THE REQUEST: Skip all pictures, then copy the lines from the start of the data through the line with "minimum height=52pt] at", keeping both ends.

DATA SEGMENT:
◇ ◇ ◇ ◇
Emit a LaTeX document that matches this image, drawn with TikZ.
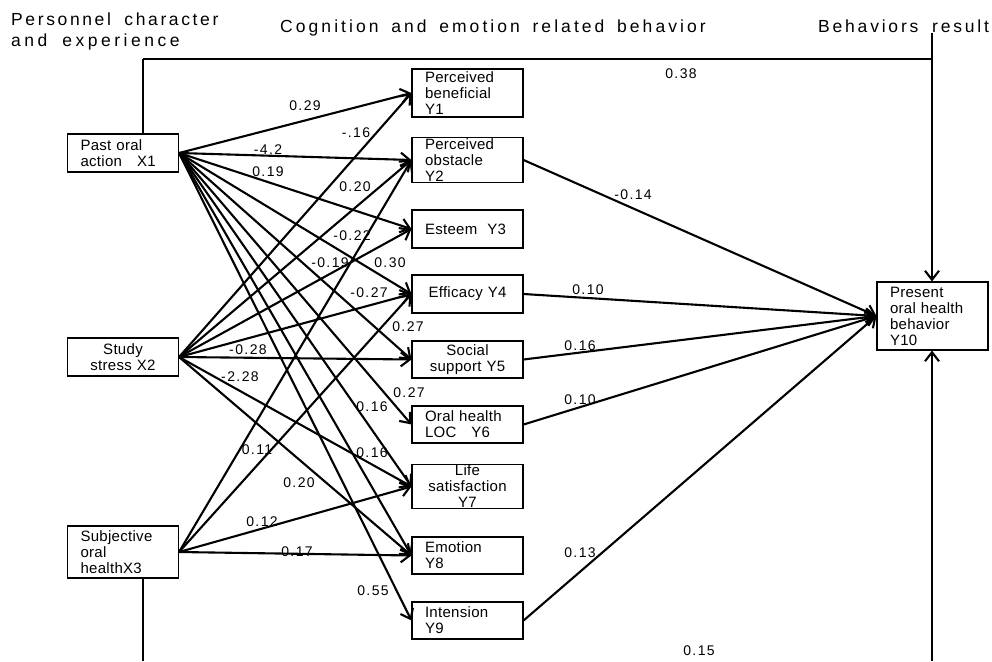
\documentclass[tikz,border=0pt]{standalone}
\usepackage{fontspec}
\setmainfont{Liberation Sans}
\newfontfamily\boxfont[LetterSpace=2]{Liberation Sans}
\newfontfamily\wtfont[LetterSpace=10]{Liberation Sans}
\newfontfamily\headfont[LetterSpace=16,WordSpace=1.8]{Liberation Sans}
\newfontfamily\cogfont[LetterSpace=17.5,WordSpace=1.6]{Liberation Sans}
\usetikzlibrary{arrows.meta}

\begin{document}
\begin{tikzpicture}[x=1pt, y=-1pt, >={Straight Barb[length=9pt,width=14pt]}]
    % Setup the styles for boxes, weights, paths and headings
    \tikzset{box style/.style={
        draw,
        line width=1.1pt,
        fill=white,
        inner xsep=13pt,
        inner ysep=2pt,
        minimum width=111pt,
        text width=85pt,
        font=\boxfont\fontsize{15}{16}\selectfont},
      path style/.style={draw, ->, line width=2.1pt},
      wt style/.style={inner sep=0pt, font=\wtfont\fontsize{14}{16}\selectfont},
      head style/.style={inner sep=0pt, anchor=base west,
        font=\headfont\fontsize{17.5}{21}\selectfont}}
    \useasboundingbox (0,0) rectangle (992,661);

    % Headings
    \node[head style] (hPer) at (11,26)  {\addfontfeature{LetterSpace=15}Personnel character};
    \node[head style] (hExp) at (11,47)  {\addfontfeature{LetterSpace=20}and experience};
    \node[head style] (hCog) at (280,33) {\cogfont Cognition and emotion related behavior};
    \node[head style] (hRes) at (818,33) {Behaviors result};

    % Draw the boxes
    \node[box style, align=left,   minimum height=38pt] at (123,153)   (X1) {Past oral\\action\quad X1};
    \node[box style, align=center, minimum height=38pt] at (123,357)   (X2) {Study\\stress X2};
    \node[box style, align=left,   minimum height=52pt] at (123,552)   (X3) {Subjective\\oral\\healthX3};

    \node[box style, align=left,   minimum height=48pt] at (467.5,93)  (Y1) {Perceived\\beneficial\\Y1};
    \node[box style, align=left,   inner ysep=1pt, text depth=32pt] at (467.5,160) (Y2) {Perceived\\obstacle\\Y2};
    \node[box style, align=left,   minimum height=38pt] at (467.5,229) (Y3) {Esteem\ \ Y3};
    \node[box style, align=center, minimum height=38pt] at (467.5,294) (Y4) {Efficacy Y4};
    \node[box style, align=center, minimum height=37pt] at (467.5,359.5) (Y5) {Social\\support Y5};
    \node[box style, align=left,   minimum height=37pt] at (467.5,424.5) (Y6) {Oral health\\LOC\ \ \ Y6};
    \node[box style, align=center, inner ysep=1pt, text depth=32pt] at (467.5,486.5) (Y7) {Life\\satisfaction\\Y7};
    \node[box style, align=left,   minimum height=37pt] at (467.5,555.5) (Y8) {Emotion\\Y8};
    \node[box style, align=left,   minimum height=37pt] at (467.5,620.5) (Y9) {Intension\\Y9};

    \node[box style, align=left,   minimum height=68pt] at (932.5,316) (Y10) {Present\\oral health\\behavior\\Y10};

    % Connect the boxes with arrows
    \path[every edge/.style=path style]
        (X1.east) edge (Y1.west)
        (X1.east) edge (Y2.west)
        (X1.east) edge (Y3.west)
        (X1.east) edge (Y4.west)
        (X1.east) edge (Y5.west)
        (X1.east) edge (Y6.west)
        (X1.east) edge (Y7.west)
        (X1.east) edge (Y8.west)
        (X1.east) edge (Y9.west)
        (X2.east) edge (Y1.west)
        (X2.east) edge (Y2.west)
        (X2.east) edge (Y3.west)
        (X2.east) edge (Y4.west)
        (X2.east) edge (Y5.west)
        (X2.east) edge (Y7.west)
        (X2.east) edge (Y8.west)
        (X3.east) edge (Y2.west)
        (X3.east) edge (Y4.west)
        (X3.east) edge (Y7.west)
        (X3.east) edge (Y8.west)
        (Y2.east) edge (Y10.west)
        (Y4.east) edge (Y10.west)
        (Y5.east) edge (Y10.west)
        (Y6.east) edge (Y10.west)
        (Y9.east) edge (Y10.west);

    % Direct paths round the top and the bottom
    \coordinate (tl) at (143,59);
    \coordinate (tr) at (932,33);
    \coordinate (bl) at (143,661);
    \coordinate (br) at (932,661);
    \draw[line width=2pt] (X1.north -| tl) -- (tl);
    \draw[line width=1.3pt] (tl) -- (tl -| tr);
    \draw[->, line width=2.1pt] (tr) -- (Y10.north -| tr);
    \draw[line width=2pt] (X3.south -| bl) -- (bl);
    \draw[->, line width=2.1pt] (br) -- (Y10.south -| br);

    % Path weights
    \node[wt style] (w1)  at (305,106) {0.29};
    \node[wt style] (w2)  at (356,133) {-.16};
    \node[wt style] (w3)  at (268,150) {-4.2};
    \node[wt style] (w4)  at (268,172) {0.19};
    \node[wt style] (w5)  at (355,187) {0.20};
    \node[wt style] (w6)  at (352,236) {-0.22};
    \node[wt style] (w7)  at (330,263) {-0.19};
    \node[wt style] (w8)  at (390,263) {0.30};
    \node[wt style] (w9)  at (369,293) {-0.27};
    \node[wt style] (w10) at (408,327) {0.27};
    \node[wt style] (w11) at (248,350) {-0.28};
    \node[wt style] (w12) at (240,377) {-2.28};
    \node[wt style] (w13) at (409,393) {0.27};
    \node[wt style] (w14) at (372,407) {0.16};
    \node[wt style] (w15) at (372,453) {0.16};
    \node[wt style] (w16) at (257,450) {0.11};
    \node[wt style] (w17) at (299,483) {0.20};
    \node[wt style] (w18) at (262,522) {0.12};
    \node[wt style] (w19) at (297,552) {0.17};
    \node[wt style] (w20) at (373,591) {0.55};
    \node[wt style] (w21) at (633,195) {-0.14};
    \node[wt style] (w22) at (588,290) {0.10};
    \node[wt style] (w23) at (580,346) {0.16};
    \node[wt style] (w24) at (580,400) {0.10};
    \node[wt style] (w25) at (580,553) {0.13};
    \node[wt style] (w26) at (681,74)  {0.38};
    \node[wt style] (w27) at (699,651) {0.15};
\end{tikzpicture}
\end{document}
◇ ◇ ◇ ◇
OUTPUT OF THE TASK:
Emit a LaTeX document that matches this image, drawn with TikZ.
\documentclass[tikz,border=0pt]{standalone}
\usepackage{fontspec}
\setmainfont{Liberation Sans}
\newfontfamily\boxfont[LetterSpace=2]{Liberation Sans}
\newfontfamily\wtfont[LetterSpace=10]{Liberation Sans}
\newfontfamily\headfont[LetterSpace=16,WordSpace=1.8]{Liberation Sans}
\newfontfamily\cogfont[LetterSpace=17.5,WordSpace=1.6]{Liberation Sans}
\usetikzlibrary{arrows.meta}

\begin{document}
\begin{tikzpicture}[x=1pt, y=-1pt, >={Straight Barb[length=9pt,width=14pt]}]
    % Setup the styles for boxes, weights, paths and headings
    \tikzset{box style/.style={
        draw,
        line width=1.1pt,
        fill=white,
        inner xsep=13pt,
        inner ysep=2pt,
        minimum width=111pt,
        text width=85pt,
        font=\boxfont\fontsize{15}{16}\selectfont},
      path style/.style={draw, ->, line width=2.1pt},
      wt style/.style={inner sep=0pt, font=\wtfont\fontsize{14}{16}\selectfont},
      head style/.style={inner sep=0pt, anchor=base west,
        font=\headfont\fontsize{17.5}{21}\selectfont}}
    \useasboundingbox (0,0) rectangle (992,661);

    % Headings
    \node[head style] (hPer) at (11,26)  {\addfontfeature{LetterSpace=15}Personnel character};
    \node[head style] (hExp) at (11,47)  {\addfontfeature{LetterSpace=20}and experience};
    \node[head style] (hCog) at (280,33) {\cogfont Cognition and emotion related behavior};
    \node[head style] (hRes) at (818,33) {Behaviors result};

    % Draw the boxes
    \node[box style, align=left,   minimum height=38pt] at (123,153)   (X1) {Past oral\\action\quad X1};
    \node[box style, align=center, minimum height=38pt] at (123,357)   (X2) {Study\\stress X2};
    \node[box style, align=left,   minimum height=52pt] at (123,552)   (X3) {Subjective\\oral\\healthX3};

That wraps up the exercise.